Another problem is that the execution model of imperative languages, while undoubtedly convenient in simple cases like the example shown above, leads to nasty spaghetti code when programming in the large. Even in a moderately complex real world application, an update may well involve mutating the data structures that encode the state of the application in hundreds of different places. The goal of an update is to transition those data structures from the state they have before the update to the one they're supposed to have when the update is complete. But in order to do so they have to go through many different intermediate states each of which is the result of applying an atomic update to the previous one, and it's also common for specific pieces of information to be mutated several times during a single global update. The vast majority of those partially updated states are inconsistent, since they're by definition the result of updating only a part of the target data structures. But all those intermediate states are visible to the application code, with the result that's very difficult to know, when reading the value of a particular variable, whether such a value is the initial one, the final one, or just an intermediate one. The correctness of the code is highly dependendent on the order in which side effects are carried out, but such order is very difficult to control when updating a large object graph.
Contrast that with what happens when a message handler is executed in Cell. The only observable states of the target automaton are the one before the message is received and the one after the handler has returned. There's no such thing as a temporary, partially updated state: all states are expected to be consistent. There are also no ambiguities either when reading the state of the automaton inside a message handler: it's always the initial state. Of course, that's not always what you want. Sometimes what you actually need is the final value of a variable after the update, as with level
in top_up_health
. Other times you need to update a certain piece of information more than once, and you actually need to be able to see those intermediate states.
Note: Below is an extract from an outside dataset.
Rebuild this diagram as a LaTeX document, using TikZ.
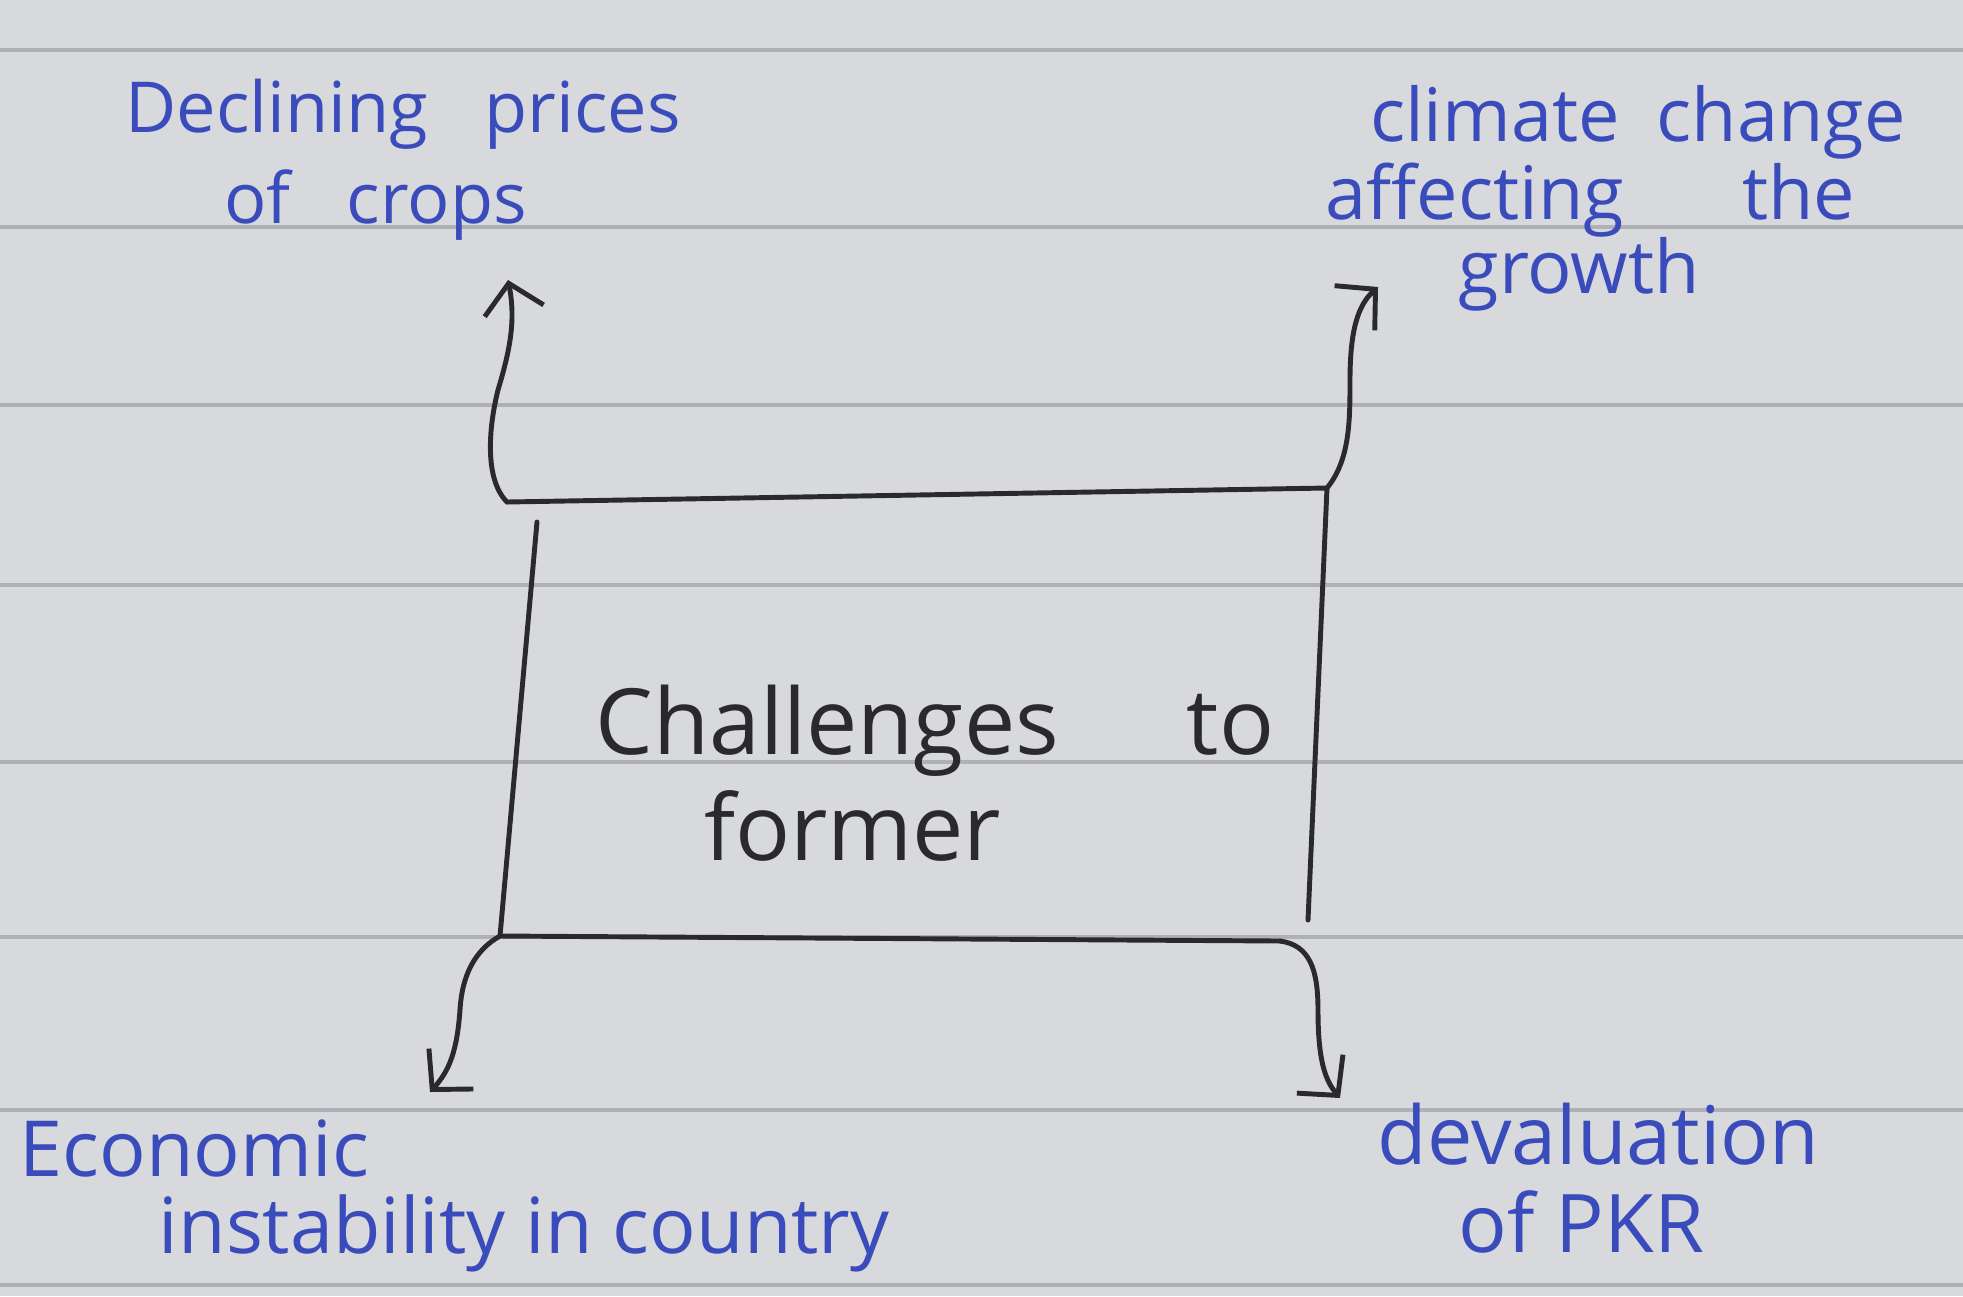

In cases like these the only option available in Cell at the moment is to make a copy of the data structures involved, which you can (functionally) update as many times as you need, and to explicitly pass them around.
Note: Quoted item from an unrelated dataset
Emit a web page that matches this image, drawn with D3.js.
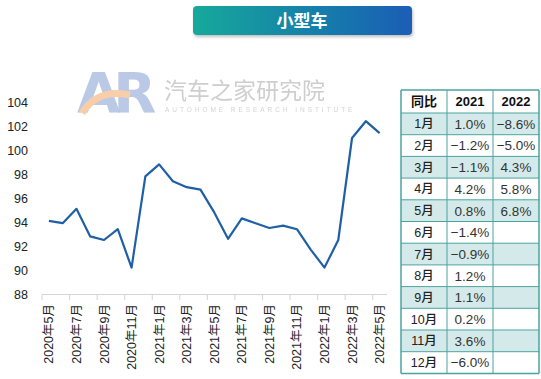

I'm happy to admit that this execution model is unproven (it's not used by any other language I know of), and that I fully expect it to turn out to be too restrictive in at least some circumstances. But one thing to keep in mind is that the current model is just a starting point. There are a lot of things that can be done to make it more flexible, without sliding into the complete caos that is one of the most distinctive features of imperative languages. As an example, it would be relatively easy to add the ability to explicitly commit, during the execution of a message handler, all update instructions that have been issued up until a certain point before executing the remaining part of the handler. The overall goal is to try to deviate as little as possible from standard functional programming: to allow observable destructive updates, in order to improve both flexibility and performance, but at the same time to restrict such operations in various ways in order to minimize the unwanted consequences of mutability.